Weakening consumer spending is curbing shipping demand and freight rates, transport giant CMA CGM said on Friday as it reported another jump in quarterly profits.
French-based CMA CGM, one of the world’s largest container lines, reported a net profit of $7.6 billion for the second quarter, up from $3.5 billion in the year-earlier period and also surpassing $7.2 billion in the first quarter.
Higher container revenues helped offset rising operating costs in the past quarter, including a near 75% year-on-year jump in ship fuelling costs, it said.
Echoing its peers, CMA CGM said economic pressures were starting to be felt in shipping, cooling intense demand for ocean transport since the coronavirus pandemic.
“The global decline in consumer spending, which was already perceptible this summer, will lead to more normal international trade conditions in the second half as well as to a downturn in shipping demand,” Rodolphe Saade, CMA CGM’s chairman and chief executive officer, said in a results statement.

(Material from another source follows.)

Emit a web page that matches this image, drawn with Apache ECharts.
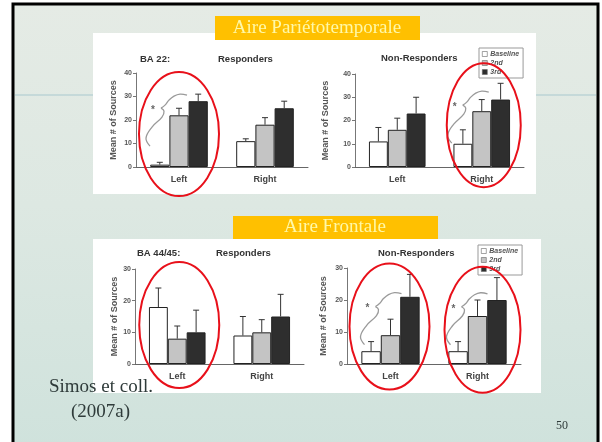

Easing demand in recent weeks has led to a decline in spot freight rates in some regions, added CMA CGM.
Container volumes shipped by the group fell 1.3% year on year in the second quarter due to persisting congestion at ports, although the level was up 6% from the first quarter.
Soaring profits at the group, privately controlled by the Saade family, prompted the French government to call on the company this year to help cushion inflation pressures. CMA CGM responded with shipping rate discounts for cargoes to France.
The group, which says it re-invests 90% of profits in its activities, has expanded in non-maritime logistics and this year become a shareholder of Air France-KLM as part of an air cargo partnership.